In Krefeld haben sich zwei neue Erwartungshaltungen gegenüber türkischstämmigen Bürgerinnen und Bürgern gebildet: Das Verlangen einer Distanzierung zu nicht-lokalen Geschehnissen und die Bekenntniserneuerung zur freiheitlich-demokratischer Grundordnung. Diese Entwicklung wird in der türkischen Community mit großer Besorgnis beobachtet.

Es ist nicht erklärungswürdig, sondern selbstverständlich, dass türkischstämmige Bürgerinnen und Bürger, die mittlerweile in der vierten Generation in Krefeld leben, jede Art von Ungerechtigkeit, jeden Missstand und jede Rechtswidrigkeit missbilligen. Ebenso ist ihre Loyalität zu den Grundpfeilern der deutschen Gesellschaft unumstritten.

Die Kritik an aktuellen politischen Entwicklungen kann verständlich und begründet sein.
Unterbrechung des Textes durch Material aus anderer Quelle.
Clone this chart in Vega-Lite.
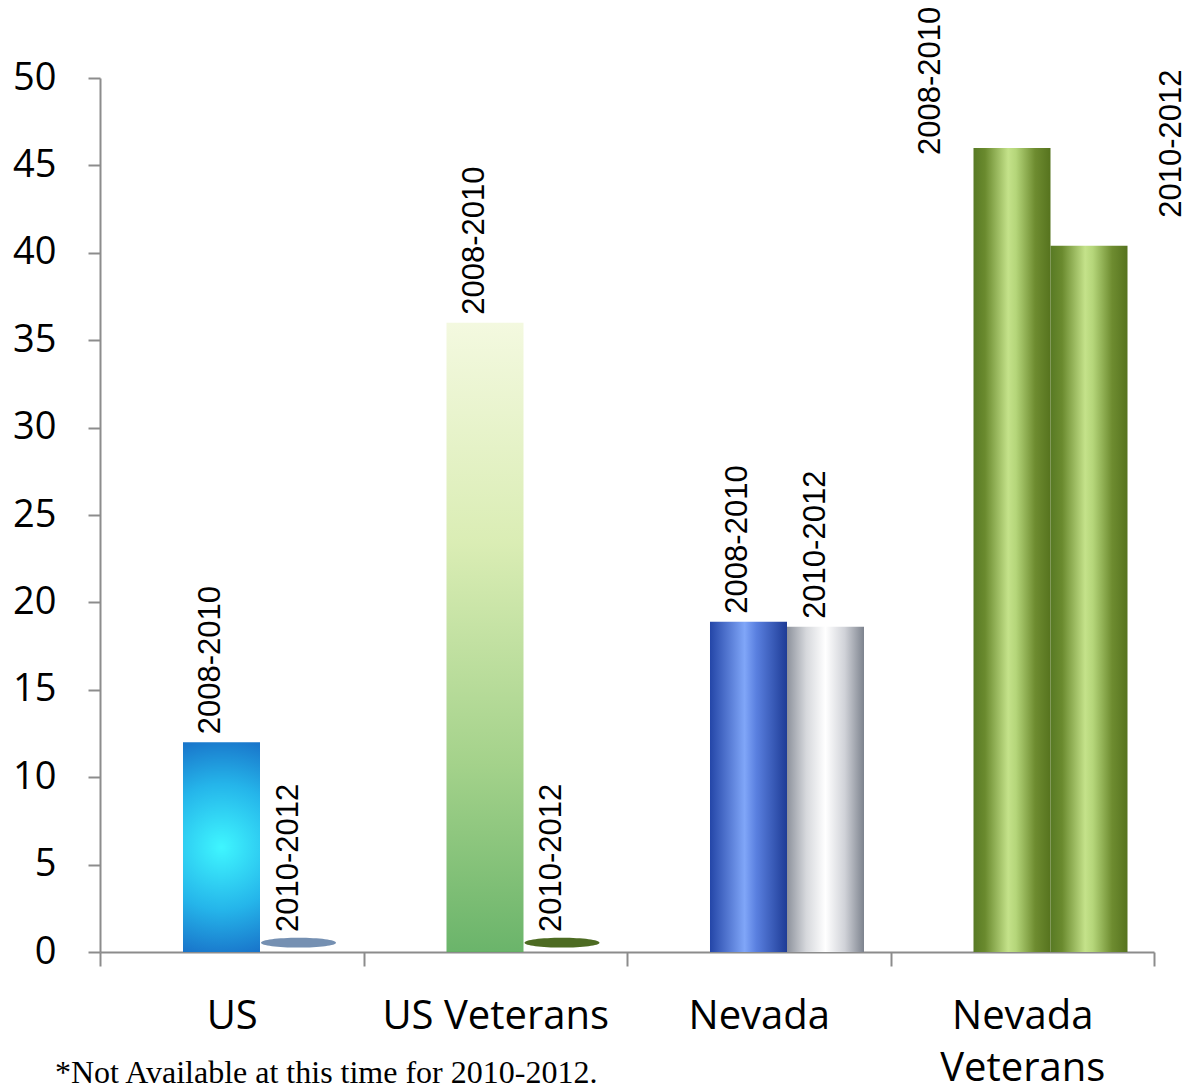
{
  "$schema": "https://vega.github.io/schema/vega-lite/v6.json",
  "autosize": "none",
  "width": 1054,
  "height": 874,
  "padding": {"left": 100, "top": 78, "right": 46, "bottom": 139},
  "background": "white",
  "config": {"view": {"stroke": null}},
  "title": {
    "text": "*Not Available at this time for 2010-2012.",
    "orient": "bottom",
    "anchor": "start",
    "frame": "group",
    "font": "Liberation Serif",
    "fontSize": 32,
    "fontWeight": "normal",
    "color": "black",
    "baseline": "alphabetic",
    "dx": -45,
    "dy": -9
  },
  "data": {
    "values": [
      {"group": "US", "period": "2008-2010", "rate": 12.0},
      {"group": "US", "period": "2010-2012", "rate": null},
      {"group": "US Veterans", "period": "2008-2010", "rate": 36.0},
      {"group": "US Veterans", "period": "2010-2012", "rate": null},
      {"group": "Nevada", "period": "2008-2010", "rate": 18.9},
      {"group": "Nevada", "period": "2010-2012", "rate": 18.6},
      {"group": "Nevada Veterans", "period": "2008-2010", "rate": 46.0},
      {"group": "Nevada Veterans", "period": "2010-2012", "rate": 40.4}
    ]
  },
  "encoding": {
    "x": {
      "field": "group",
      "type": "nominal",
      "scale": {"domain": ["US", "US Veterans", "Nevada", "Nevada Veterans"], "paddingInner": 0, "paddingOuter": 0},
      "axis": {
        "title": null,
        "labelAngle": 0,
        "tickBand": "extent",
        "domainColor": "#8c8c8c",
        "domainWidth": 2,
        "tickColor": "#8c8c8c",
        "tickWidth": 2,
        "tickSize": 14,
        "labelPadding": 30,
        "labelFont": "Open Sans",
        "labelFontSize": 40,
        "labelColor": "black",
        "labelLimit": 500,
        "labelLineHeight": 52,
        "labelBaseline": "top",
        "labelExpr": "datum.label == 'Nevada Veterans' ? ['Nevada', 'Veterans'] : datum.label"
      }
    },
    "xOffset": {
      "field": "period",
      "type": "nominal",
      "scale": {"domain": ["2008-2010", "2010-2012"], "paddingInner": 0, "paddingOuter": 0.711, "align": 0.758}
    }
  },
  "layer": [
    {
      "transform": [{"filter": "datum.group == 'US' && datum.period == '2008-2010'"}],
      "mark": {"type": "bar", "color": {"gradient": "radial", "x1": 0.5, "y1": 0.5, "x2": 0.5, "y2": 0.5, "r1": 0, "r2": 0.6, "stops": [{"offset": 0, "color": "#3ff6ff"}, {"offset": 0.5, "color": "#25b5ea"}, {"offset": 1, "color": "#1560c0"}]}},
      "encoding": {
        "y": {
          "field": "rate",
          "type": "quantitative",
          "scale": {"domain": [0, 50], "nice": false},
          "axis": {
            "title": null,
            "values": [0, 5, 10, 15, 20, 25, 30, 35, 40, 45, 50],
            "grid": false,
            "domainColor": "#8c8c8c",
            "domainWidth": 2,
            "tickColor": "#8c8c8c",
            "tickWidth": 2,
            "tickSize": 12,
            "labelPadding": 32,
            "labelFont": "Open Sans",
            "labelFontSize": 38,
            "labelColor": "black"
          }
        }
      }
    },
    {
      "transform": [{"filter": "datum.group == 'US Veterans' && datum.period == '2008-2010'"}],
      "mark": {"type": "bar", "opacity": 0.9, "color": {"gradient": "linear", "x1": 0, "y1": 0, "x2": 0, "y2": 1, "stops": [{"offset": 0, "color": "#f2f8dc"}, {"offset": 0.35, "color": "#d6ebac"}, {"offset": 0.7, "color": "#9acd7e"}, {"offset": 1, "color": "#5aac5a"}]}},
      "encoding": {"y": {"field": "rate", "type": "quantitative"}}
    },
    {
      "transform": [{"filter": "datum.group == 'Nevada' && datum.period == '2008-2010'"}],
      "mark": {"type": "bar", "color": {"gradient": "linear", "stops": [{"offset": 0, "color": "#2446a8"}, {"offset": 0.45, "color": "#80a6f8"}, {"offset": 0.6, "color": "#5a80e0"}, {"offset": 1, "color": "#1e3c96"}]}},
      "encoding": {"y": {"field": "rate", "type": "quantitative"}}
    },
    {
      "transform": [{"filter": "datum.group == 'Nevada' && datum.period == '2010-2012'"}],
      "mark": {"type": "bar", "color": {"gradient": "linear", "stops": [{"offset": 0, "color": "#8d929c"}, {"offset": 0.25, "color": "#d6d8dc"}, {"offset": 0.5, "color": "#ffffff"}, {"offset": 0.75, "color": "#d0d2d8"}, {"offset": 1, "color": "#7d838e"}]}},
      "encoding": {"y": {"field": "rate", "type": "quantitative"}}
    },
    {
      "transform": [{"filter": "datum.group == 'Nevada Veterans'"}],
      "mark": {"type": "bar", "color": {"gradient": "linear", "stops": [{"offset": 0, "color": "#587a24"}, {"offset": 0.15, "color": "#6a8a2e"}, {"offset": 0.45, "color": "#c4e28a"}, {"offset": 0.55, "color": "#b5d67a"}, {"offset": 0.8, "color": "#6e8c30"}, {"offset": 1, "color": "#56731e"}]}},
      "encoding": {"y": {"field": "rate", "type": "quantitative"}}
    },
    {
      "transform": [{"filter": "datum.rate == null"}],
      "mark": {"type": "point", "filled": true, "opacity": 1, "size": 5625, "shape": "M -1 -0.25 A 1 0.13 0 1 0 1 -0.25 A 1 0.13 0 1 0 -1 -0.25 Z"},
      "encoding": {
        "y": {"datum": 0},
        "color": {"field": "group", "type": "nominal", "scale": {"domain": ["US", "US Veterans"], "range": ["#7590b2", "#4d6b22"]}, "legend": null}
      }
    },
    {
      "transform": [{"filter": "datum.rate != null && datum.group != 'Nevada Veterans'"}],
      "mark": {"type": "text", "angle": -90, "align": "left", "baseline": "middle", "dx": 8, "dy": -10, "font": "Liberation Sans", "fontSize": 31, "color": "black"},
      "encoding": {"y": {"field": "rate", "type": "quantitative"}, "text": {"field": "period"}}
    },
    {
      "transform": [{"filter": "datum.rate == null"}],
      "mark": {"type": "text", "angle": -90, "align": "left", "baseline": "middle", "dx": 20, "dy": -10, "font": "Liberation Sans", "fontSize": 31, "color": "black"},
      "encoding": {"y": {"datum": 0}, "text": {"field": "period"}}
    },
    {
      "transform": [{"filter": "datum.group == 'Nevada Veterans' && datum.period == '2008-2010'"}],
      "mark": {"type": "text", "angle": -90, "align": "left", "baseline": "middle", "dx": -7, "dy": -81, "font": "Liberation Sans", "fontSize": 31, "color": "black"},
      "encoding": {"y": {"field": "rate", "type": "quantitative"}, "text": {"field": "period"}}
    },
    {
      "transform": [{"filter": "datum.group == 'Nevada Veterans' && datum.period == '2010-2012'"}],
      "mark": {"type": "text", "angle": -90, "align": "left", "baseline": "middle", "dx": 28, "dy": 83, "font": "Liberation Sans", "fontSize": 31, "color": "black"},
      "encoding": {"y": {"field": "rate", "type": "quantitative"}, "text": {"field": "period"}}
    }
  ]
}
Es wird jedoch mit Bedauern beobachtet, dass sogar Lokalpolitiker sich dem Distanzierungswahn und Bekenntniszwang angeschlossen haben.

Diese Erwartungshaltung vergiftet das harmonische Zusammenleben in Krefeld. Es ist destruktiv für den Gemeinschaftsgeist unserer Stadt.

Warum?

Diese Erwartungshaltung schafft eine neue Bitterkeit und dies nicht nur, weil sie eine Haltung oder Meinung unterstellt und unbeteiligte Personen zur Rechenschaft zieht, die bestimmte Geschehnisse nicht zu verantworten haben, sondern weil sie weitere Gesprächsmotivation dezimiert und einen Rückzug aus der gesellschaftlichen Mitte begünstigt.

Dieses Auftreten festigt ein Diskurs des Misstrauens, in der sich türkischstämmige Bürgerinnen und Bürger bevormundet, diffamiert und ausgegrenzt fühlen.

Schafft eine derartige Erwartungshaltung Solidarität oder festigt es das Misstrauen in Krefeld?

Die Antwort ist klar: Es festigt das Misstrauen! Deshalb ist Mäßigung und Besonnenheit notwendig.

Krefeld, den 05.08.2016

Oğuz Ertuğrul
Pressesprecher der
UNION der Türkischen und Islamischen Vereine in Krefeld und Umgebung e. V.